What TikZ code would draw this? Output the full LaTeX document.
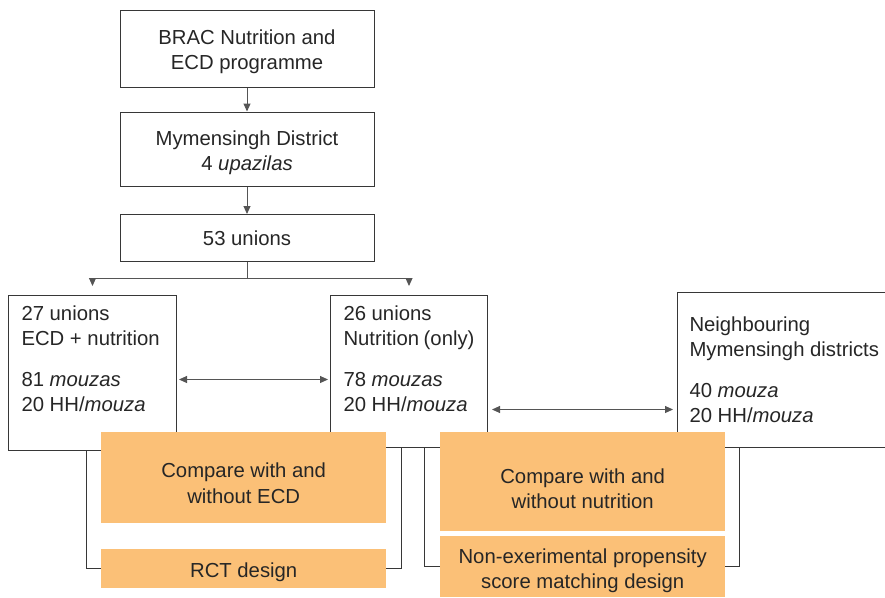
\documentclass[tikz,border=0pt]{standalone}
\usepackage{fontspec}
\setmainfont{Liberation Sans}
\usepackage{tikz}
\usetikzlibrary{arrows.meta, positioning, calc, backgrounds}
\definecolor{boxline}{RGB}{55,55,55}
\definecolor{arrgray}{RGB}{85,85,85}
\definecolor{designorange}{RGB}{251,192,119}
\newcommand{\padtop}[1]{\rule{0pt}{#1}}

\begin{document}
\begin{tikzpicture}[x=1pt, y=-1pt,
  every node/.style={font=\fontsize{20.3}{25.5}\selectfont, text=black!85},
  stage/.style={draw=boxline, line width=1pt, fill=white, minimum width=254pt, align=center, inner sep=0pt},
  arm/.style={draw=boxline, line width=1pt, fill=white, anchor=north west, inner xsep=13pt, inner ysep=10pt},
  design/.style={fill=designorange, anchor=north west, minimum width=285pt, align=center, inner sep=0pt},
  flow/.style={-{Triangle[length=8pt,width=7pt]}, arrgray, line width=1pt},
  both/.style={{Triangle[length=8pt,width=7pt]}-{Triangle[length=8pt,width=7pt]}, arrgray, line width=1pt},
  link/.style={boxline, line width=1pt},
]
  \clip (0,0) rectangle (885,597);

  % Programme levels
  \node[stage, minimum height=77pt] (brac) at (247,48.5) {\padtop{21pt}BRAC Nutrition and\\ECD programme};
  \node[stage, minimum height=74pt] (dist) at (247,149) {\padtop{22pt}Mymensingh District\\4 \textit{upazilas}};
  \node[stage, minimum height=47pt] (unions) at (247,238) {53 unions};

  % Study arms
  \node[arm] (ecd) at (8,295) {\parbox[t][135pt][t]{142pt}{27 unions\\ECD + nutrition\\[15pt]81 \textit{mouzas}\\20 HH/\textit{mouza}}};
  \node[arm] (nutr) at (330,295) {\parbox[t][132pt][t]{131pt}{26 unions\\Nutrition (only)\\[15pt]78 \textit{mouzas}\\20 HH/\textit{mouza}}};
  \node[arm, inner xsep=12pt, inner ysep=24pt] (nbr) at (677,292) {\parbox[t][107pt][t]{210pt}{Neighbouring\\Mymensingh districts\\[15pt]40 \textit{mouza}\\20 HH/\textit{mouza}}};

  % Comparisons
  \node[design, minimum height=91pt] (cmpecd) at (101,432) {\padtop{26pt}Compare with and\\without ECD};
  \node[design, minimum height=39pt] (rct) at (101,549) {\padtop{21pt}RCT design};
  \node[design, minimum height=99pt] (cmpnut) at (440,432) {\padtop{29pt}Compare with and\\without nutrition};
  \node[design, minimum height=61pt] (psm) at (440,536) {\padtop{23pt}Non-exerimental propensity\\score matching design};

  % Connections
  \draw[flow] (brac) -- (dist);
  \draw[flow] (dist) -- (unions);
  \draw[flow, shorten >=9pt] (unions.south) -- ++(0,16) -| (ecd.north);
  \draw[flow, shorten >=9pt] (unions.south) -- ++(0,16) -| (nutr.north);
  \draw[both, shorten <=2pt, shorten >=2pt] ($(ecd.east)+(0,6.5)$) -- ($(ecd.east -| nutr.west)+(0,6.5)$);
  \draw[both, shorten <=4pt, shorten >=4pt] ($(nutr.east)+(0,38)$) -- ($(nutr.east -| nbr.west)+(0,38)$);

  % Design brackets
  \begin{pgfonlayer}{background}
    \draw[link] ($(ecd.south)+(-6,0)$) |- (rct.west);
    \draw[link] ($(nutr.south)+(-7.5,0)$) |- (rct.east);
    \draw[link] ($(nutr.south)+(15.5,0)$) |- (psm.west);
    \draw[link] ($(nbr.south west)+(62,0)$) |- (psm.east);
  \end{pgfonlayer}
\end{tikzpicture}
\end{document}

» Task directions
Transcribe the whole listing, character for character, but not its images.

» Solution to this problem
What TikZ code would draw this? Output the full LaTeX document.
\documentclass[tikz,border=0pt]{standalone}
\usepackage{fontspec}
\setmainfont{Liberation Sans}
\usepackage{tikz}
\usetikzlibrary{arrows.meta, positioning, calc, backgrounds}
\definecolor{boxline}{RGB}{55,55,55}
\definecolor{arrgray}{RGB}{85,85,85}
\definecolor{designorange}{RGB}{251,192,119}
\newcommand{\padtop}[1]{\rule{0pt}{#1}}

\begin{document}
\begin{tikzpicture}[x=1pt, y=-1pt,
  every node/.style={font=\fontsize{20.3}{25.5}\selectfont, text=black!85},
  stage/.style={draw=boxline, line width=1pt, fill=white, minimum width=254pt, align=center, inner sep=0pt},
  arm/.style={draw=boxline, line width=1pt, fill=white, anchor=north west, inner xsep=13pt, inner ysep=10pt},
  design/.style={fill=designorange, anchor=north west, minimum width=285pt, align=center, inner sep=0pt},
  flow/.style={-{Triangle[length=8pt,width=7pt]}, arrgray, line width=1pt},
  both/.style={{Triangle[length=8pt,width=7pt]}-{Triangle[length=8pt,width=7pt]}, arrgray, line width=1pt},
  link/.style={boxline, line width=1pt},
]
  \clip (0,0) rectangle (885,597);

  % Programme levels
  \node[stage, minimum height=77pt] (brac) at (247,48.5) {\padtop{21pt}BRAC Nutrition and\\ECD programme};
  \node[stage, minimum height=74pt] (dist) at (247,149) {\padtop{22pt}Mymensingh District\\4 \textit{upazilas}};
  \node[stage, minimum height=47pt] (unions) at (247,238) {53 unions};

  % Study arms
  \node[arm] (ecd) at (8,295) {\parbox[t][135pt][t]{142pt}{27 unions\\ECD + nutrition\\[15pt]81 \textit{mouzas}\\20 HH/\textit{mouza}}};
  \node[arm] (nutr) at (330,295) {\parbox[t][132pt][t]{131pt}{26 unions\\Nutrition (only)\\[15pt]78 \textit{mouzas}\\20 HH/\textit{mouza}}};
  \node[arm, inner xsep=12pt, inner ysep=24pt] (nbr) at (677,292) {\parbox[t][107pt][t]{210pt}{Neighbouring\\Mymensingh districts\\[15pt]40 \textit{mouza}\\20 HH/\textit{mouza}}};

  % Comparisons
  \node[design, minimum height=91pt] (cmpecd) at (101,432) {\padtop{26pt}Compare with and\\without ECD};
  \node[design, minimum height=39pt] (rct) at (101,549) {\padtop{21pt}RCT design};
  \node[design, minimum height=99pt] (cmpnut) at (440,432) {\padtop{29pt}Compare with and\\without nutrition};
  \node[design, minimum height=61pt] (psm) at (440,536) {\padtop{23pt}Non-exerimental propensity\\score matching design};

  % Connections
  \draw[flow] (brac) -- (dist);
  \draw[flow] (dist) -- (unions);
  \draw[flow, shorten >=9pt] (unions.south) -- ++(0,16) -| (ecd.north);
  \draw[flow, shorten >=9pt] (unions.south) -- ++(0,16) -| (nutr.north);
  \draw[both, shorten <=2pt, shorten >=2pt] ($(ecd.east)+(0,6.5)$) -- ($(ecd.east -| nutr.west)+(0,6.5)$);
  \draw[both, shorten <=4pt, shorten >=4pt] ($(nutr.east)+(0,38)$) -- ($(nutr.east -| nbr.west)+(0,38)$);

  % Design brackets
  \begin{pgfonlayer}{background}
    \draw[link] ($(ecd.south)+(-6,0)$) |- (rct.west);
    \draw[link] ($(nutr.south)+(-7.5,0)$) |- (rct.east);
    \draw[link] ($(nutr.south)+(15.5,0)$) |- (psm.west);
    \draw[link] ($(nbr.south west)+(62,0)$) |- (psm.east);
  \end{pgfonlayer}
\end{tikzpicture}
\end{document}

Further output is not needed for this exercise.